▸ Your instructions:
Quote the data below in full, minus the images.

▸ Given information:
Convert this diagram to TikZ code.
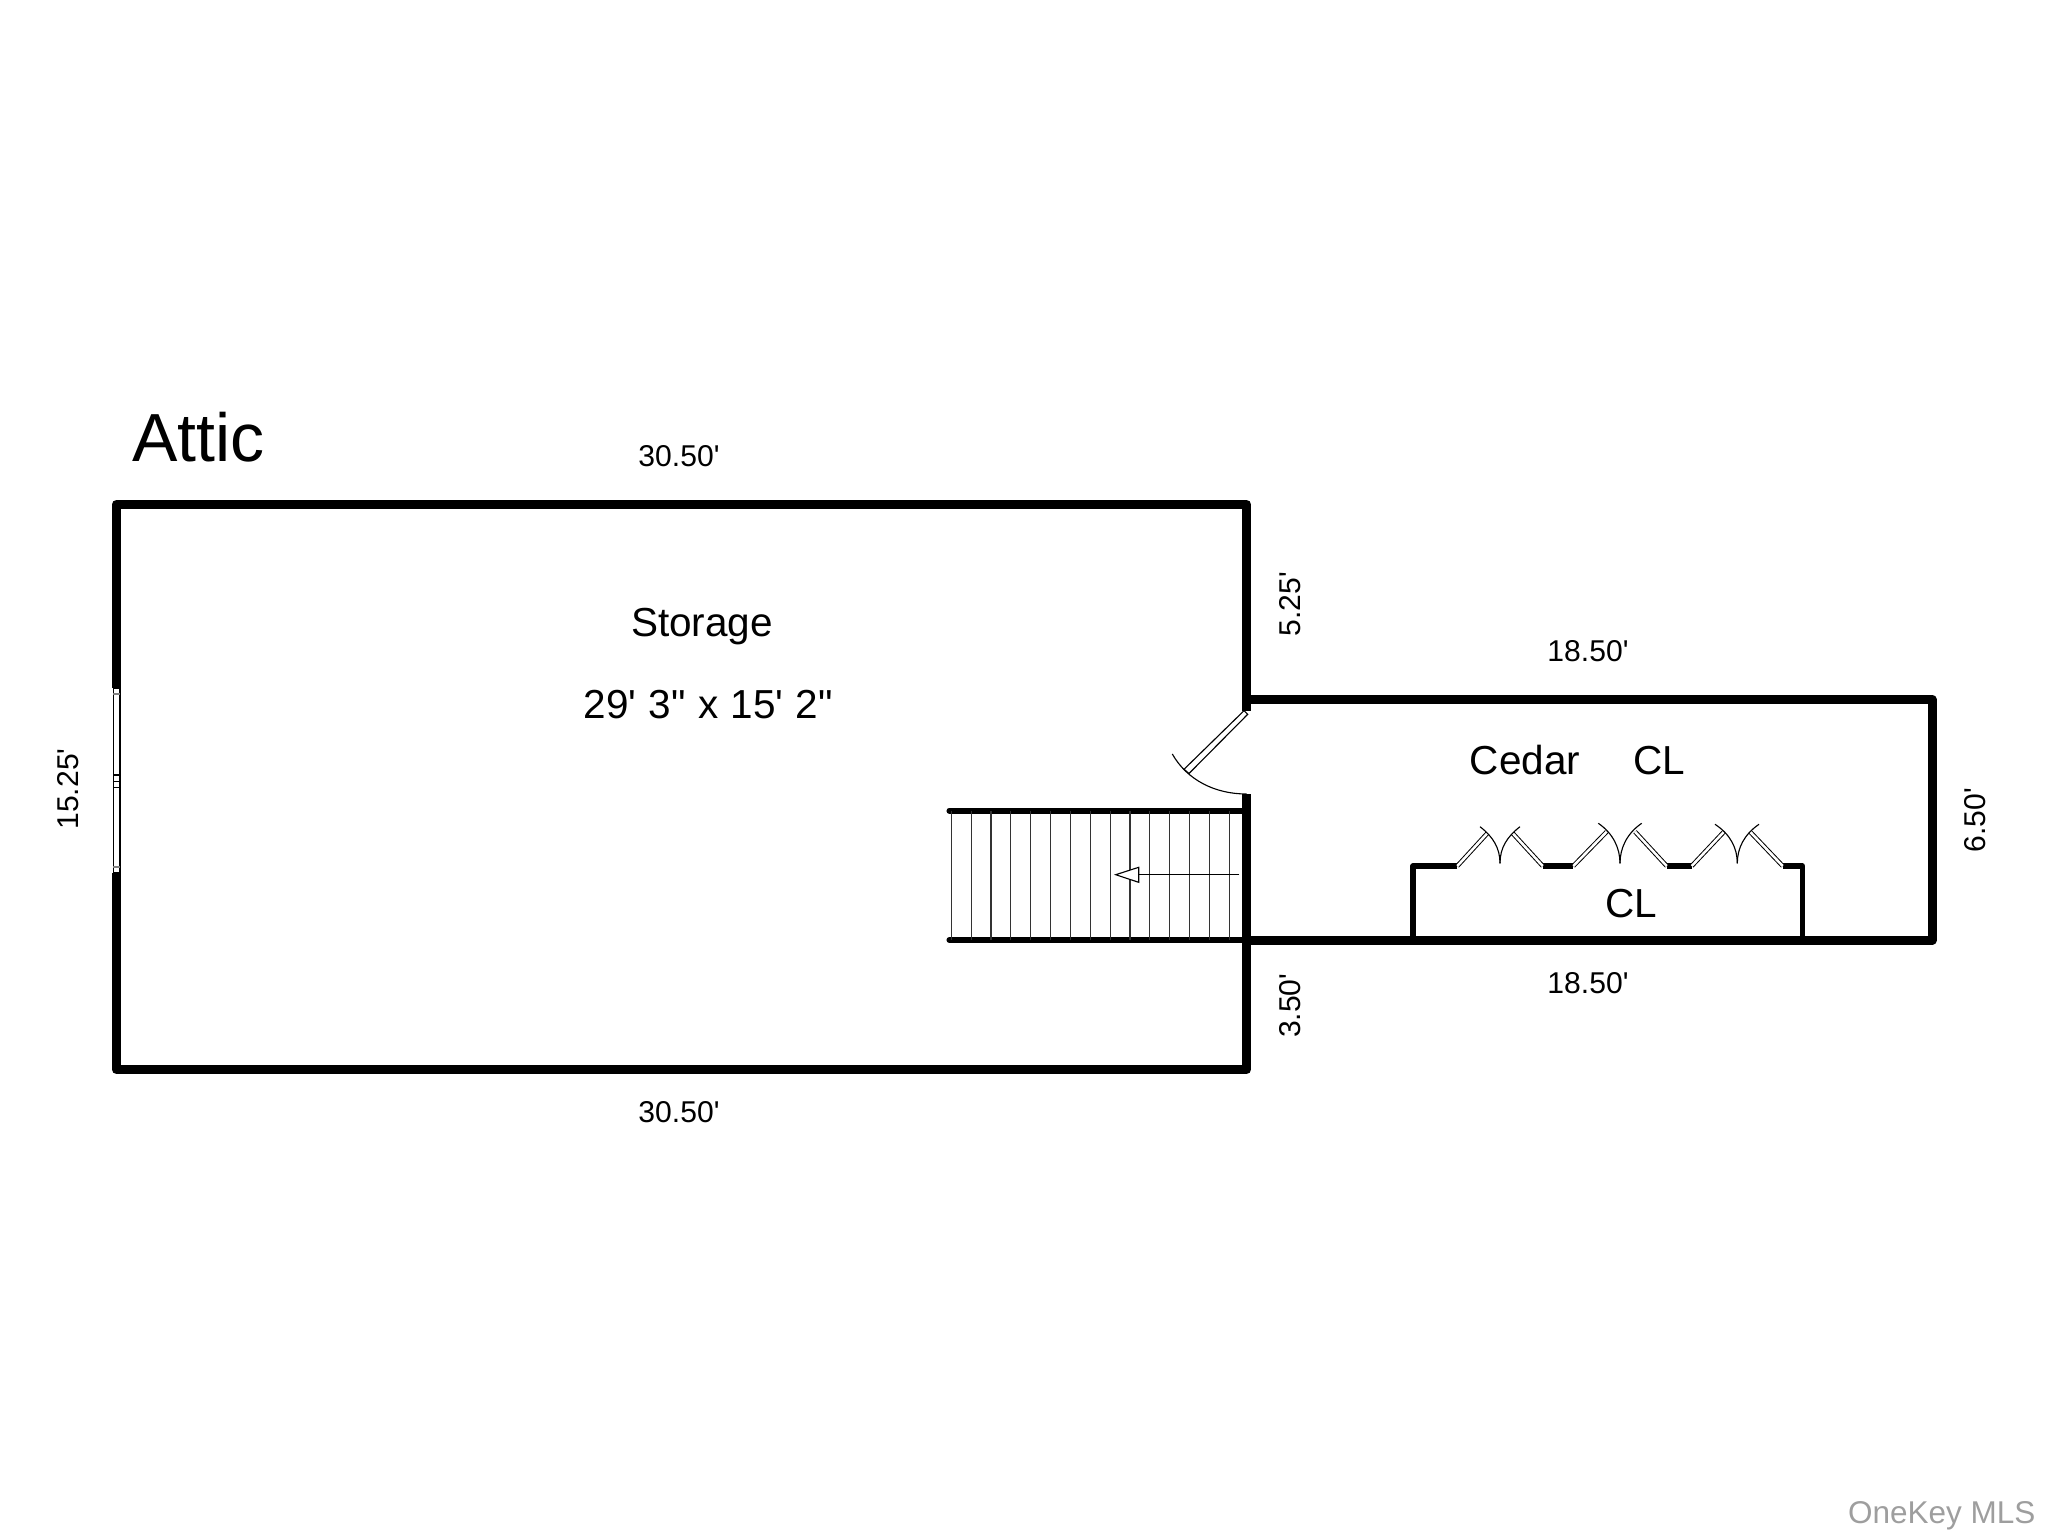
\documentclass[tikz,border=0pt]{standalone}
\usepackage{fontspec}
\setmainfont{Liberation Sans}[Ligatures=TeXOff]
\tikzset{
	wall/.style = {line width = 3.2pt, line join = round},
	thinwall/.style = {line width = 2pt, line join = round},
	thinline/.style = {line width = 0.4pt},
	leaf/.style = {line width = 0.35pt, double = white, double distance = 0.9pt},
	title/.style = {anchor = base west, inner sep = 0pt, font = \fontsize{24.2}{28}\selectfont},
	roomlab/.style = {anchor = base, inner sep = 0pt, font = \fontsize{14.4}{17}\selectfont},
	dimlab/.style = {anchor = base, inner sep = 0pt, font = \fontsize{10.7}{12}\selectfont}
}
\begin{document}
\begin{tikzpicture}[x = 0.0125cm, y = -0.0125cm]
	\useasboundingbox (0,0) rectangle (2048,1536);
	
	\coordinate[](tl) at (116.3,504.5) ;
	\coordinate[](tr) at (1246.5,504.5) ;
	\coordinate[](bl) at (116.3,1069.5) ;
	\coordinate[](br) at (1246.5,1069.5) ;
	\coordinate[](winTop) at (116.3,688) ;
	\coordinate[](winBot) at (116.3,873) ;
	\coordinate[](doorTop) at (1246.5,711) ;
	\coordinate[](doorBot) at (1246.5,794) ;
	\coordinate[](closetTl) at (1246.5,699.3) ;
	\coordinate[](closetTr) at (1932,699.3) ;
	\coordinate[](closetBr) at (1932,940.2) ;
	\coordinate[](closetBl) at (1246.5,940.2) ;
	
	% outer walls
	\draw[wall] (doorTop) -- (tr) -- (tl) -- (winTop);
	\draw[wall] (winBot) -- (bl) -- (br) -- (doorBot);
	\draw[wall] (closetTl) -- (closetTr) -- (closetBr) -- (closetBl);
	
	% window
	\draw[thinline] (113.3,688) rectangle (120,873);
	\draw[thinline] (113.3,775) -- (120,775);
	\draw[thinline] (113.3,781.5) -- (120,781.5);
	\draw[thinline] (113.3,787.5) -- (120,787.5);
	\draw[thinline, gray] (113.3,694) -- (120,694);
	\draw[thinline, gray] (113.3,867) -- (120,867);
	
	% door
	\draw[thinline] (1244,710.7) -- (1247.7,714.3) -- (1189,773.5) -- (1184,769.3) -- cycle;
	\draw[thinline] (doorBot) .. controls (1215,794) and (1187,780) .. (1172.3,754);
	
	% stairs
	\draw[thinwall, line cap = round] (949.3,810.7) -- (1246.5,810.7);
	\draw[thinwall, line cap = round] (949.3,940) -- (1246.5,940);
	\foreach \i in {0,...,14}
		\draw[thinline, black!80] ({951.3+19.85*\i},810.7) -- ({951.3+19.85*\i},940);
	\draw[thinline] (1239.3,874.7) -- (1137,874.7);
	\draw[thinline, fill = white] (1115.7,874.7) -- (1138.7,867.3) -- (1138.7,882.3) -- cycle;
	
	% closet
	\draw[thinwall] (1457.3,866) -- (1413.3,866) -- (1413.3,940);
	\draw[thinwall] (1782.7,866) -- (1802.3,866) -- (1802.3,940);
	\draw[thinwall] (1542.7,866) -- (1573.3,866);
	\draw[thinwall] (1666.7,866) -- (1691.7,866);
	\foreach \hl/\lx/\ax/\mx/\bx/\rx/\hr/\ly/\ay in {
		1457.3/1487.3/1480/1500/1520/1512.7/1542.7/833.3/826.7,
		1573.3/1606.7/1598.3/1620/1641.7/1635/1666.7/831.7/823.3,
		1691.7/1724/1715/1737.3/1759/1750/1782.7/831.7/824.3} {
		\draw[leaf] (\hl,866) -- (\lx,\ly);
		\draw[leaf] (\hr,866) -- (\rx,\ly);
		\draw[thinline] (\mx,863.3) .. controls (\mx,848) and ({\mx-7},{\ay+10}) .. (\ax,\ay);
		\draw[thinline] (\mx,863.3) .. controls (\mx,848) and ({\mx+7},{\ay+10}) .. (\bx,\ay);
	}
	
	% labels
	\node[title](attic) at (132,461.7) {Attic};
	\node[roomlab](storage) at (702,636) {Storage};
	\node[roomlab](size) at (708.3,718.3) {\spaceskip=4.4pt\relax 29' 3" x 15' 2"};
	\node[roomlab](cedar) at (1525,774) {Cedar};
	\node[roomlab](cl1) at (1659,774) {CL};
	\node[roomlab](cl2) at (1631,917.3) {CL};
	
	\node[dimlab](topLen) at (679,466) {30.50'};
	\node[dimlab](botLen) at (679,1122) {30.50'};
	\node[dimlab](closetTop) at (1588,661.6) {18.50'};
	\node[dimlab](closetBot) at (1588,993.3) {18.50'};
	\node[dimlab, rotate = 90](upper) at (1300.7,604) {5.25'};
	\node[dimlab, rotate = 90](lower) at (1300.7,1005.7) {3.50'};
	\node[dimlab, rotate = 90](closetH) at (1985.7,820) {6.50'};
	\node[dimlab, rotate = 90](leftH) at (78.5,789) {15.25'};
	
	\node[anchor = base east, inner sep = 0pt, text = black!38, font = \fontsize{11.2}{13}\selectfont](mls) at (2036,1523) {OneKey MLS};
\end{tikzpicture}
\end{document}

▸ Task output:
Convert this diagram to TikZ code.
\documentclass[tikz,border=0pt]{standalone}
\usepackage{fontspec}
\setmainfont{Liberation Sans}[Ligatures=TeXOff]
\tikzset{
	wall/.style = {line width = 3.2pt, line join = round},
	thinwall/.style = {line width = 2pt, line join = round},
	thinline/.style = {line width = 0.4pt},
	leaf/.style = {line width = 0.35pt, double = white, double distance = 0.9pt},
	title/.style = {anchor = base west, inner sep = 0pt, font = \fontsize{24.2}{28}\selectfont},
	roomlab/.style = {anchor = base, inner sep = 0pt, font = \fontsize{14.4}{17}\selectfont},
	dimlab/.style = {anchor = base, inner sep = 0pt, font = \fontsize{10.7}{12}\selectfont}
}
\begin{document}
\begin{tikzpicture}[x = 0.0125cm, y = -0.0125cm]
	\useasboundingbox (0,0) rectangle (2048,1536);
	
	\coordinate[](tl) at (116.3,504.5) ;
	\coordinate[](tr) at (1246.5,504.5) ;
	\coordinate[](bl) at (116.3,1069.5) ;
	\coordinate[](br) at (1246.5,1069.5) ;
	\coordinate[](winTop) at (116.3,688) ;
	\coordinate[](winBot) at (116.3,873) ;
	\coordinate[](doorTop) at (1246.5,711) ;
	\coordinate[](doorBot) at (1246.5,794) ;
	\coordinate[](closetTl) at (1246.5,699.3) ;
	\coordinate[](closetTr) at (1932,699.3) ;
	\coordinate[](closetBr) at (1932,940.2) ;
	\coordinate[](closetBl) at (1246.5,940.2) ;
	
	% outer walls
	\draw[wall] (doorTop) -- (tr) -- (tl) -- (winTop);
	\draw[wall] (winBot) -- (bl) -- (br) -- (doorBot);
	\draw[wall] (closetTl) -- (closetTr) -- (closetBr) -- (closetBl);
	
	% window
	\draw[thinline] (113.3,688) rectangle (120,873);
	\draw[thinline] (113.3,775) -- (120,775);
	\draw[thinline] (113.3,781.5) -- (120,781.5);
	\draw[thinline] (113.3,787.5) -- (120,787.5);
	\draw[thinline, gray] (113.3,694) -- (120,694);
	\draw[thinline, gray] (113.3,867) -- (120,867);
	
	% door
	\draw[thinline] (1244,710.7) -- (1247.7,714.3) -- (1189,773.5) -- (1184,769.3) -- cycle;
	\draw[thinline] (doorBot) .. controls (1215,794) and (1187,780) .. (1172.3,754);
	
	% stairs
	\draw[thinwall, line cap = round] (949.3,810.7) -- (1246.5,810.7);
	\draw[thinwall, line cap = round] (949.3,940) -- (1246.5,940);
	\foreach \i in {0,...,14}
		\draw[thinline, black!80] ({951.3+19.85*\i},810.7) -- ({951.3+19.85*\i},940);
	\draw[thinline] (1239.3,874.7) -- (1137,874.7);
	\draw[thinline, fill = white] (1115.7,874.7) -- (1138.7,867.3) -- (1138.7,882.3) -- cycle;
	
	% closet
	\draw[thinwall] (1457.3,866) -- (1413.3,866) -- (1413.3,940);
	\draw[thinwall] (1782.7,866) -- (1802.3,866) -- (1802.3,940);
	\draw[thinwall] (1542.7,866) -- (1573.3,866);
	\draw[thinwall] (1666.7,866) -- (1691.7,866);
	\foreach \hl/\lx/\ax/\mx/\bx/\rx/\hr/\ly/\ay in {
		1457.3/1487.3/1480/1500/1520/1512.7/1542.7/833.3/826.7,
		1573.3/1606.7/1598.3/1620/1641.7/1635/1666.7/831.7/823.3,
		1691.7/1724/1715/1737.3/1759/1750/1782.7/831.7/824.3} {
		\draw[leaf] (\hl,866) -- (\lx,\ly);
		\draw[leaf] (\hr,866) -- (\rx,\ly);
		\draw[thinline] (\mx,863.3) .. controls (\mx,848) and ({\mx-7},{\ay+10}) .. (\ax,\ay);
		\draw[thinline] (\mx,863.3) .. controls (\mx,848) and ({\mx+7},{\ay+10}) .. (\bx,\ay);
	}
	
	% labels
	\node[title](attic) at (132,461.7) {Attic};
	\node[roomlab](storage) at (702,636) {Storage};
	\node[roomlab](size) at (708.3,718.3) {\spaceskip=4.4pt\relax 29' 3" x 15' 2"};
	\node[roomlab](cedar) at (1525,774) {Cedar};
	\node[roomlab](cl1) at (1659,774) {CL};
	\node[roomlab](cl2) at (1631,917.3) {CL};
	
	\node[dimlab](topLen) at (679,466) {30.50'};
	\node[dimlab](botLen) at (679,1122) {30.50'};
	\node[dimlab](closetTop) at (1588,661.6) {18.50'};
	\node[dimlab](closetBot) at (1588,993.3) {18.50'};
	\node[dimlab, rotate = 90](upper) at (1300.7,604) {5.25'};
	\node[dimlab, rotate = 90](lower) at (1300.7,1005.7) {3.50'};
	\node[dimlab, rotate = 90](closetH) at (1985.7,820) {6.50'};
	\node[dimlab, rotate = 90](leftH) at (78.5,789) {15.25'};
	
	\node[anchor = base east, inner sep = 0pt, text = black!38, font = \fontsize{11.2}{13}\selectfont](mls) at (2036,1523) {OneKey MLS};
\end{tikzpicture}
\end{document}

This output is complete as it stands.